The trial court held that exempting Groff from Sunday work entirely would cause an undue hardship to USPS because it would cause more than a de minimis impact on Groff’s coworkers. The appeals court affirmed.

Oral Arguments

At the Supreme Court, the government argued that despite criticism, courts have long understood the “more than de minimis cost” language to provide “greater protection for religious adherents than what the ‘de minimis’ language read in isolation might suggest.” The government further argued that Congress has declined to change Hardison despite subsequent amendments to Title VII.

On the other hand, Groff wants to make it harder for employers to justify denying religious accommodations to employees, arguing that “undue hardship” should be understood to mean “significant difficulty or expense” as opposed to “more than a de minimis cost.” Counsel for Groff told the justices that the government’s understanding “allows employers to deny accommodations far short of any fair meaning of ‘undue hardship’ … whenever there is lost efficiency, weekly payment of premium wages, or denial of a coworker’s shift preference.”

During oral arguments, Justices Clarence Thomas, Samuel Alito, and Neil Gorsuch—who have previously suggested that Hardison should be reexamined—were skeptical that Hardison’s de minimis language was the right test. Justice Thomas questioned why there are different understandings of the plain meaning of “undue hardship” between the other accommodations statutes, namely the Americans with Disabilities Act (ADA) and Title VII. Justice Alito questioned whether the justices in Hardison may have felt restricted by the court’s precedents on the Establishment Clause and were practicing “constitutional avoidance.” Further, Justice Gorsuch pressed the government on its reluctance to defend the plain meaning of the “de minimis” language.

However, not all the justices seemed willing to upend the high court’s precedent on the issue.

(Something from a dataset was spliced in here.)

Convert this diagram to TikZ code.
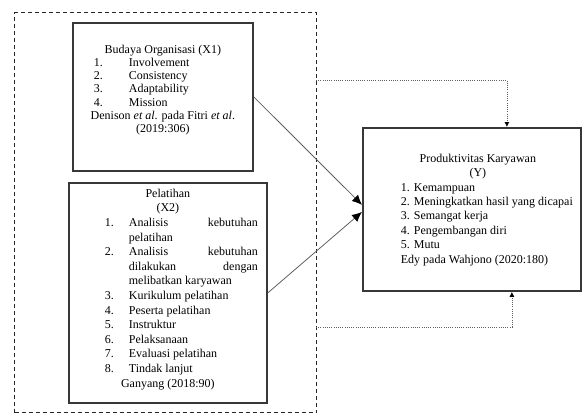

Chief Justice John Roberts questioned whether the interpretation of undue hardship under Title VII may differ from other antidiscrimination laws because of Title VII’s broad scope. At the same time, Justice Sonia Sotomayor questioned whether the court could even “import the language of other statutes in defining ‘undue hardship’” when Congress has declined to do so.  Similarly, Justice Elena Kagan suggested that the case might be one of stare decisis: “Congress has had that opportunity to change it. Congress has not done so.”

Justice Brett Kavanaugh raised concerns about the harms to employers in potentially breaching contracts, having to pay overtime compensation to other employees to cover for employees, or managing other employees who may file grievances as a result of an employee receiving special treatment. Justice Kavanaugh stated: “I mean, anyone running a business in America knows that morale of the employees is critical to the success of the operation.”

Key Takeaways

Based on the oral arguments, there did not appear to be a majority consensus to upend the current understanding of an “undue hardship” that justifies the denial of a religious accommodation. The current understanding under Hardison may balance the interests of employees to practice their religion with the business implications for employers in accommodating those practices, including the burdens placed on other employees.

The Groff case presents the justices with an opportunity, if they choose, to raise the burden on employers to refuse religious accommodations on an “undue hardship” theory. It also presents an opportunity for the Supreme Court to provide much-needed guidance on how far employers must go to accommodate employees’ religious practices and whether the fact that an accommodation impacts a coworker would constitute a hardship on an employer.